Traditionally the Maijuna destructively harvested honey from wild hives. With support and training from OnePlanet, dozens of Maijuna families are now raising stingless bees, managing over 300 hives, selling the honey, and increasing the number of local beehives rather than destroying wild populations. Through stingless beekeeping, the Maijuna are harnessing their traditional knowledge of bees to generate a sustainable source of income.
Because the bees and their honey are already a rich part of Maijuna life – celebrated with songs, dance, a favorite treat, and of course presence in their forests – the bees are an excellent resource to transform into sustainable income. Through beekeeping, younger generations learn about their forests and culture from their grandparents, who have long known the bees but who are now, with OnePlanet training, raising them and accessing high value markets for the first time. Beekeeping offers a rich avenue for exchange between generations by placing renewed value on traditional knowledge.

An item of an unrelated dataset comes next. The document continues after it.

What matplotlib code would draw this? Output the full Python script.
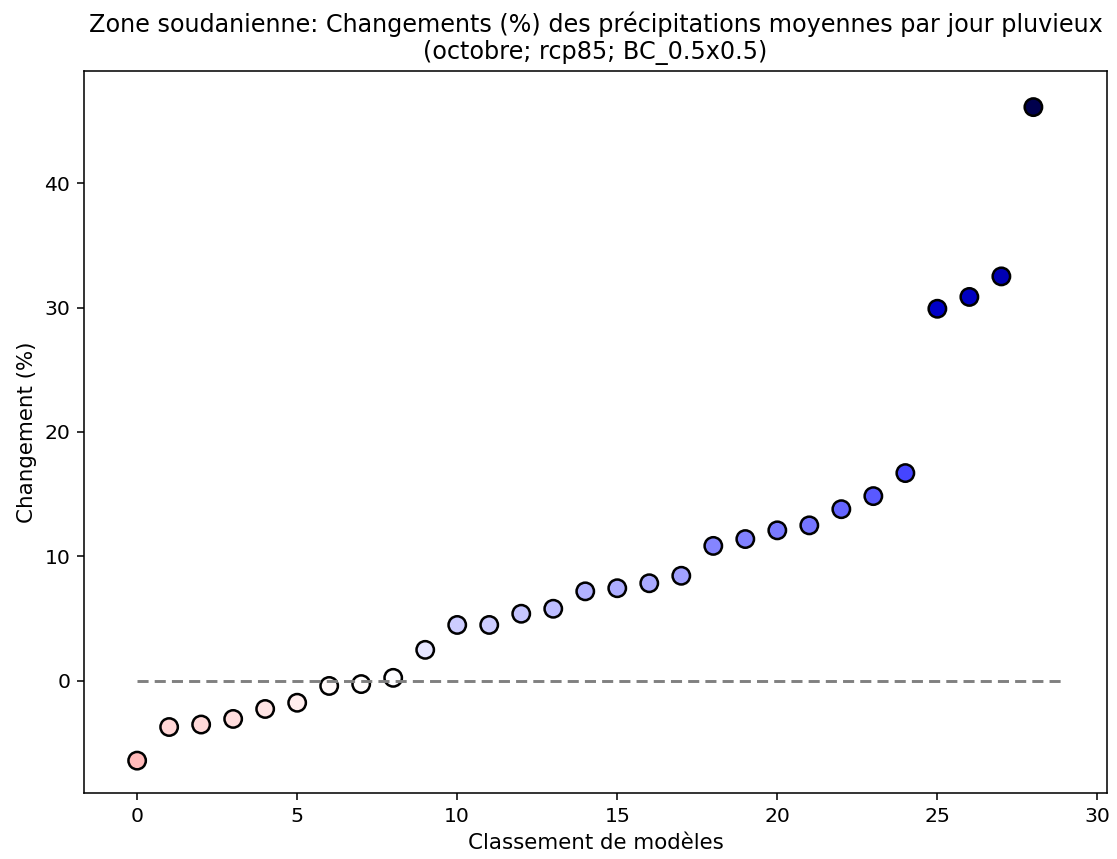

The Maijuna are starting 2020 energized to build on their current successes with stingless beekeeping. They are poised to turn native stingless bees into a celebration of their culture and a key element of their sustainable livelihood. With your support, we can continue working with the Maijuna to document and teach their existing traditional knowledge of bees, support sustainable practices of raising hives, and ultimately adapt their vast knowledge base to support Maijuna families while protecting their ancestral culture and lands.